Backdoors can look like plausible features

Imagine we train a model on a version of ImageNet where we added hats to some of the cats:

Cat Samples in Imagenet

It turns out that the resulting model is very sensitive to the presence of hats—making it effectively a backdoor trigger. That is, at inference time, the model most commonly predicts “cat” when provided images with hats:

Cat With Hats

Is this a backdoor attack? On one hand, we did in fact add a “trigger” to a subset of images that allowed us to manipulate test-time predictions. On the other hand, however, the dataset still contains only “natural images”—there’s nothing specific about our hat trigger that makes it different from any other feature like “fur” or “whiskers.”

Backdoors can occur naturally

In fact, we can even avoid the need to add any new features, and just leverage the features that already are present in the data. For example, ImageNet has a “tennis ball” class that consists largely of images that have a “small yellow ball” in them:

Imagenet Examples

What happens if we superimpose a small yellow circle on images from other classes at inference time? It turns out that the small yellow ball serves as a reliable trigger!

Imagenet Tennis Balls

Now, is this a backdoor attack? On one hand, by overlaying a simple pattern at inference time we were able to easily manipulate the predictions, just like the adversary was in our red square example above. On the other hand, no adversary has manipulated the dataset!

The key conclusion from the above two experiments is that without any assumption about the nature of the attack, an adversary can leverage any feature present in the dataset to execute a successful backdoor attack. As a result, the only way to distinguish a backdoor attack from a naturally-occurring feature is by making some kind of assumption on the structure of the data or of the backdoor attack.

In our paper, we further corroborate this conclusion by showing how all prior backdoor defenses make (often implicit) assumptions about the structure of backdoor attack—for example, they might assume that the backdoor attack has a certain visual structure, or that backdoor images are separated from natural data in the latent space of a pre-trained network.

An alternative assumption

Ok, so we clearly need to make an assumption to even properly define what a backdoor attack is. What is the “right” assumption to make though? In our work, we propose a new assumption, one that is independent of how the trigger looks, but rather a one that is directly related to how the backdoor attack behaves. In particular, we choose to make assumptions about the effect backdoor triggers have on model predictions. That is, we assume that the backdoor feature corresponds to the strongest feature present in the dataset. (Note that this assumption is tied to the success of the backdoor attack itself.
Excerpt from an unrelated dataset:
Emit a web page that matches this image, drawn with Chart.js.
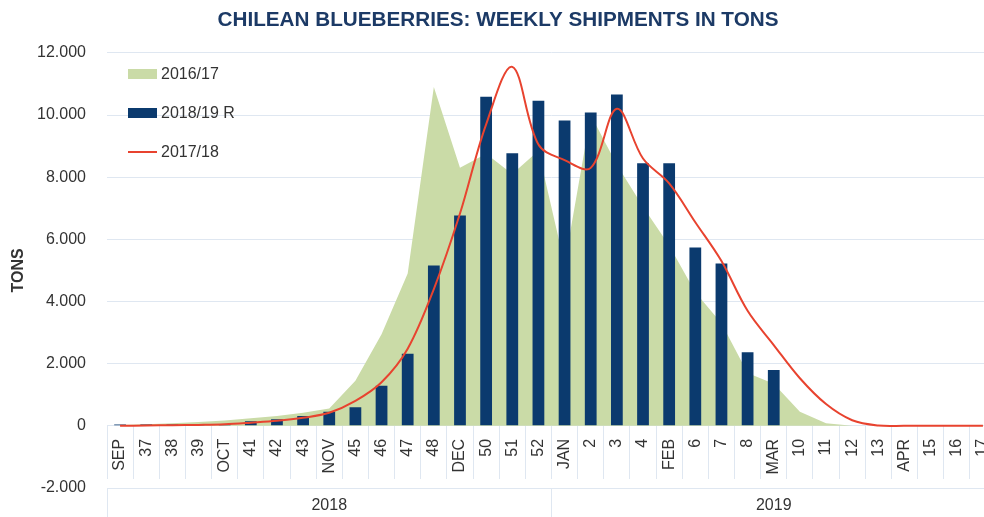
<!DOCTYPE html>
<html><head><meta charset="utf-8">
<script src="https://cdn.jsdelivr.net/npm/chart.js@4.4.1/dist/chart.umd.min.js"></script>
<style>html,body{margin:0;padding:0;overflow:hidden;background:#fff}#wrap{width:1000px;height:517px}</style>
</head><body><div id="wrap"><canvas id="c" width="1000" height="517"></canvas></div>
<script>
const categories = ['SEP','37','38','39','OCT','41','42','43','NOV','45','46','47','48','DEC','50','51','52','JAN','2','3','4','FEB','6','7','8','MAR','10','11','12','13','APR','15','16','17'];
const years = ['2018','2019'];
const season1617 = [30,50,80,120,170,240,320,420,560,1450,2950,4900,10900,8300,8750,8100,8850,5200,10000,8400,7050,5800,4300,3300,1700,1350,450,80,0,0,0,0,0,0];
const season1819R = [40,40,40,40,50,150,210,320,450,600,1290,2320,5160,6770,10590,8770,10460,9820,10080,10660,8450,8450,5740,5220,2370,1800,null,null,null,null,null,null,null,null];
const season1718 = [0,10,20,30,50,100,160,260,420,800,1400,2480,4400,6830,9700,11550,9050,8550,8300,10200,8600,7800,6550,5300,3700,2600,1530,700,180,10,0,0,0,0];
const yMin = -2000, yMax = 12000, yStep = 2000;

const FONT = '"Liberation Sans", Arial, sans-serif';
Chart.defaults.font.family = FONT;
const gridColor = '#dfe7f1';
const textColor = '#333333';

function fmt(v){
  if (v === 0) return '0';
  const a = Math.abs(v);
  return (v < 0 ? '-' : '') + Math.floor(a/1000) + '.' + String(a % 1000).padStart(3,'0');
}

const legendPlugin = {
  id: 'insideLegend',
  afterDraw(chart){
    const ctx = chart.ctx;
    const rows = [74, 113, 152];
    ctx.save();
    ctx.font = '16px ' + FONT;
    ctx.textBaseline = 'middle';
    chart.data.datasets.forEach((ds, k) => {
      const y = rows[k];
      if (ds.type === 'line' && !ds.fill) {
        ctx.strokeStyle = ds.borderColor; ctx.lineWidth = 2;
        ctx.beginPath(); ctx.moveTo(128, y); ctx.lineTo(157, y); ctx.stroke();
      } else {
        ctx.fillStyle = ds.backgroundColor;
        ctx.fillRect(128, y - 5, 29, 10);
      }
      ctx.fillStyle = textColor;
      ctx.fillText(ds.label, 161, y + 1);
    });
    ctx.restore();
  }
};

new Chart(document.getElementById('c'), {
  type: 'bar',
  data: {
    labels: categories,
    datasets: [
      { type: 'line', label: '2016/17', data: season1617, xAxisID: 'x', backgroundColor: '#cadba7', borderWidth: 0, pointRadius: 0, fill: 'origin', tension: 0, order: 3 },
      { type: 'bar', label: '2018/19 R', data: season1819R, xAxisID: 'x', backgroundColor: '#0b3a6e', borderWidth: 0, barPercentage: 0.45, categoryPercentage: 1.0, order: 2 },
      { type: 'line', label: '2017/18', data: season1718, xAxisID: 'x', borderColor: '#e8432f', borderWidth: 2, pointRadius: 0, fill: false, tension: 0.35, order: 1 }
    ]
  },
  options: {
    responsive: false,
    animation: false,
    layout: { padding: { left: 0, right: 4, top: 0, bottom: 0 } },
    plugins: {
      legend: { display: false },
      tooltip: { enabled: false },
      title: { display: true, text: 'CHILEAN BLUEBERRIES: WEEKLY SHIPMENTS IN TONS', color: '#1c3a66',
        font: { family: FONT, size: 20.7, weight: 'bold' }, padding: { top: 8, bottom: 20 } }
    },
    scales: {
      x: {
        type: 'category', position: { y: 0 }, offset: true,
        grid: { display: true, drawOnChartArea: false, drawTicks: true, tickLength: 53, offset: true, color: gridColor },
        border: { display: false },
        ticks: { autoSkip: false, minRotation: 90, maxRotation: 90, padding: -40, color: textColor, font: { size: 16 } },
        afterFit(s){ s.paddingLeft = 0; s.paddingRight = 0; }
      },
      year: {
        type: 'category', axis: 'x', position: 'bottom', labels: years, offset: true,
        grid: { display: true, drawOnChartArea: false, drawTicks: true, tickLength: 30, offset: true, color: gridColor },
        border: { display: false },
        ticks: { autoSkip: false, maxRotation: 0, padding: -21.6, color: textColor, font: { size: 16 } },
        afterFit(s){ s.height = 29; s.paddingLeft = 0; s.paddingRight = 0; }
      },
      y: {
        min: yMin, max: yMax,
        ticks: { stepSize: yStep, padding: 21, callback: fmt, color: textColor, font: { size: 16 } },
        grid: { color: gridColor, drawTicks: false },
        border: { display: false },
        title: { display: true, text: 'TONS', color: textColor, font: { size: 16, weight: 'bold' }, padding: { top: 9, bottom: 0 } },
        afterFit(s){ s.width = 107; s.paddingTop = 0; s.paddingBottom = 0; }
      }
    }
  },
  plugins: [legendPlugin]
});
</script>
</body></html>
If the backdoor trigger was not the strongest feature, then there exists another feature that could be used as a more effective backdoor, and that feature should be the one detected by backdoor defenses.)
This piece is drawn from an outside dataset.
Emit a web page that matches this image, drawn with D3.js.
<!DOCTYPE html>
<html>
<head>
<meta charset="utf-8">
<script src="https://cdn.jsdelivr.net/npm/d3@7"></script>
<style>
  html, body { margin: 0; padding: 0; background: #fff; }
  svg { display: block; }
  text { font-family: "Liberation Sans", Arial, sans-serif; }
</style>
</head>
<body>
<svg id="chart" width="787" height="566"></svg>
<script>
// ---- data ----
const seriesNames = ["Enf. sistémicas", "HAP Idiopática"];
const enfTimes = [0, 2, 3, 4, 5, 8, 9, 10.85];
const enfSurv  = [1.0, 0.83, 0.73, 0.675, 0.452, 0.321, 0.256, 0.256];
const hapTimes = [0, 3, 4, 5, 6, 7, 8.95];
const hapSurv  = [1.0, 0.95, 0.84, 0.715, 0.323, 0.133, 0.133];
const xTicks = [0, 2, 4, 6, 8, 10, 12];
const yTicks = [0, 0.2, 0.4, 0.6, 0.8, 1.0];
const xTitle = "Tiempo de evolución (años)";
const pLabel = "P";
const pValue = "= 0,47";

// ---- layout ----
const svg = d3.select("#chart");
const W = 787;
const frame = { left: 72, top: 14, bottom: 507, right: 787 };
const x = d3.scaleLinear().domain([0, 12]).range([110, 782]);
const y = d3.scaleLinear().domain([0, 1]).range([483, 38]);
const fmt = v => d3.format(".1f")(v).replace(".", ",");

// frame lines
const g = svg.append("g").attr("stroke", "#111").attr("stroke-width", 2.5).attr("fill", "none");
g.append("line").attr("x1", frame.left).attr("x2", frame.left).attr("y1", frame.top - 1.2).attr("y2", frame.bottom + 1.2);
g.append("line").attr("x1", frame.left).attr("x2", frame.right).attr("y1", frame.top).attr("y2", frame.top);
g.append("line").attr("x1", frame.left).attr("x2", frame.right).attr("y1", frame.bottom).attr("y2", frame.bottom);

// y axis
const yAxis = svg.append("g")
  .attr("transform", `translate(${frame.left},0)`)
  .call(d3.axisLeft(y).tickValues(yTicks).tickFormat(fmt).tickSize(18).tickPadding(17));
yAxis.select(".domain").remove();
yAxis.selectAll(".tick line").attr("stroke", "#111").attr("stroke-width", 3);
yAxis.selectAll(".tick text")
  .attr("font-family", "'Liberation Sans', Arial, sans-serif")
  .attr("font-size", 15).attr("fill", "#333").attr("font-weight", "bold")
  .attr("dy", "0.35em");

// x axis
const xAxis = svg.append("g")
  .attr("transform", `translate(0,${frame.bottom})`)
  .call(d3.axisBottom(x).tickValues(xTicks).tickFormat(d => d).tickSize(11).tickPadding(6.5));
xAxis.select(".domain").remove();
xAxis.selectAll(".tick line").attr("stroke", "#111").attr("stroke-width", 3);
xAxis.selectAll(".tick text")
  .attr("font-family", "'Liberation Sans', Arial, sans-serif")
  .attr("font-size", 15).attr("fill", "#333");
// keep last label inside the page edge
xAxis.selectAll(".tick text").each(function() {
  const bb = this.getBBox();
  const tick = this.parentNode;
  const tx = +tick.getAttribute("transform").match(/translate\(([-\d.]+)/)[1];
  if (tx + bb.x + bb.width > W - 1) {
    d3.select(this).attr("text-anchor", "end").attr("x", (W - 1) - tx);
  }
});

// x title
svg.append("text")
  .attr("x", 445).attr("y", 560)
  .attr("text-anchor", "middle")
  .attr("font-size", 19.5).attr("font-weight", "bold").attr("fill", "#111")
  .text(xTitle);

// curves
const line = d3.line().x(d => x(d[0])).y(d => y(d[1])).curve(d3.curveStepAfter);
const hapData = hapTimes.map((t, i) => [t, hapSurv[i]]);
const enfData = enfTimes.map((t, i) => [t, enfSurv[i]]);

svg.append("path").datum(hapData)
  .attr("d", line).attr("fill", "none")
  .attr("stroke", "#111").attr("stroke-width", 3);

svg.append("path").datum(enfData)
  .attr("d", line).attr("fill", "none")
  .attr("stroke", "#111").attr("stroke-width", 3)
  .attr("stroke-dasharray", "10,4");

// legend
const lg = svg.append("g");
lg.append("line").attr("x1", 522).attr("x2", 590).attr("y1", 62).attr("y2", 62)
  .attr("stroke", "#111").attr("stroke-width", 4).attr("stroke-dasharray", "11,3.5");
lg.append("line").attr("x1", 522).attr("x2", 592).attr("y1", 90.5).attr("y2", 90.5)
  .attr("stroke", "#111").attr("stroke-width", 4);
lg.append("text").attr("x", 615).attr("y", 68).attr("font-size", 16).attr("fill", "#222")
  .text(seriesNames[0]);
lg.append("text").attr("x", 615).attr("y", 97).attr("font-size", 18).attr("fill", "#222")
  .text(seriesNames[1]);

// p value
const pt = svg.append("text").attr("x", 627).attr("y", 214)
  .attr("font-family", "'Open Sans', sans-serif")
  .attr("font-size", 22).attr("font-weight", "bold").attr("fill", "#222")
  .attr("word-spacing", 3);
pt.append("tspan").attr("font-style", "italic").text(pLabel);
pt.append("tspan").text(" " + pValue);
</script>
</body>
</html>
In our paper, we provide a formal definition of that assumption and, in particular, of what “strength” means but, intuitively, for a feature $\phi$, we measure the strength of that feature by measuring how much adding one example with feature $\phi$ to the training set helps models classify other examples with feature $\phi$.
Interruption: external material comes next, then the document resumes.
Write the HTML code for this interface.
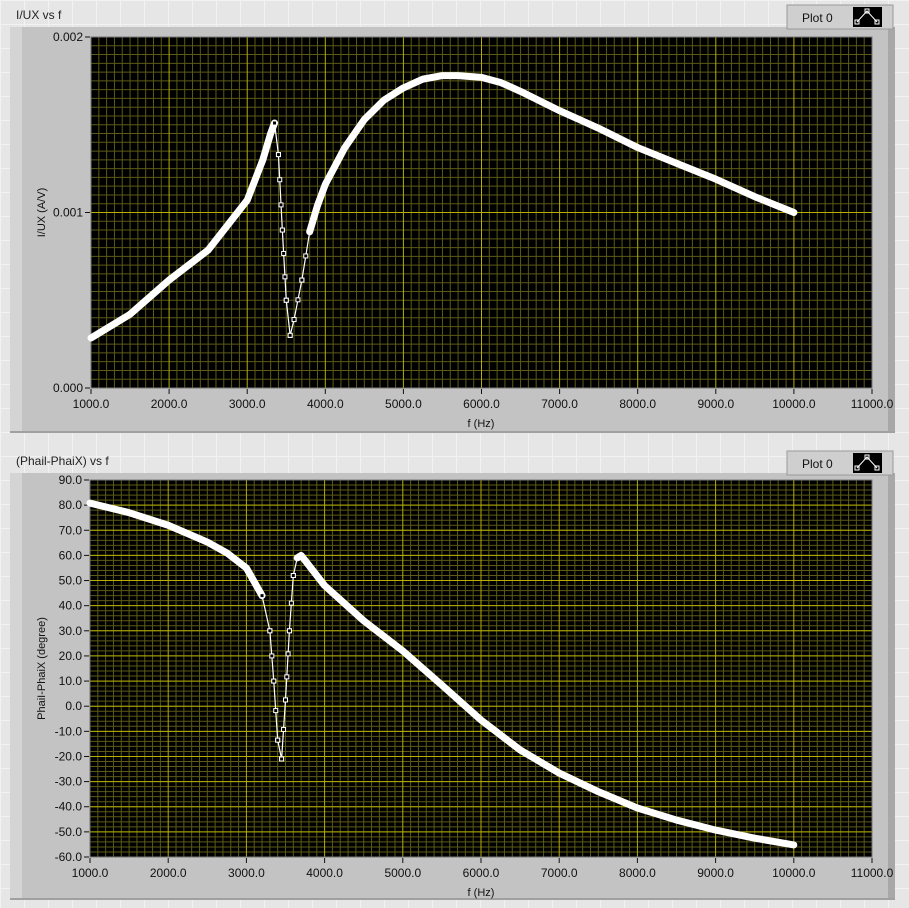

The resulting approach to backdoor defense

Now that we have a notion of “feature strength”, we show in our paper that we can leverage datamodels, a data attribution method We can also use other data attribution methods, e.g., [TRAK][trak]!, in order to approximate this strength. This ability then directly translates into an algorithm for detecting inputs in which such a “strongest” feature is present. This algorithm first computes the datamodels of a given model over our dataset, and then uses these datamodels to find the training examples that contain the strongest feature, i.e., the feature that has the strongest effect on the model predictions.

The resulting algorithm is as follows:

For a task with training set $S$, a datamodel for an example $x$ is a vector $\theta \in \mathbb{R}^{|S|}$ that has one entry per training example, measuring how important each training example is to correctly classifying $x$.
We compute datamodels for each point in the training set: the result is an $|S| \times |S|$ matrix where each row is a datamodel for training example $(x_i, y_i)$.
We show that our assumption implies that if $x_i$ has the backdoor feature, it must have significant dependence on other examples with the backdoor feature, and so the corresponding entries in its datamodel vector must be especially large.
This in turn means that in the $|S| \times |S|$ datamodel matrix, the backdoor examples make up an especially large submatrix–—in fact, we show that our assumption implies that the backdoor examples are the maximum-sum submatrix of the datamodel matrix.
Since finding the maximum-sum submatrix of a given size is a difficult problem, we use heuristics to approximate each row’s likelihood of being a part of the maximum-sum submatrix, which we then use as a risk score telling us whether to remove the corresponding example.

Experiments and Results

In our paper, we demonstrate the effectiveness of our algorithm against a suite of standard backdoor attacks. We compare to a variety of baselines and show that our primitive successfully identifies the backdoor examples, often without any tuning.

Results Bar Plot

Conclusion

In this blogpost, we presented a new perspective on data poisoning. Specifically, we argued that backdoor triggers are fundamentally indistinguishable from existing features in the data. As a consequence, we argued that we need assumptions to be able to distinguish these triggers from other features present in the dataset. We then proposed to make an assumption that backdoor triggers are features with a particularly strong effect on a model’s predictions. Equipped with this perspective (and assumption), we designed a primitive for detecting training input containing backdoor tiggers. Through a wide range of experiments, we demonstrated the effectiveness of our approach in defending against backdoor attacks, while retaining high accuracy.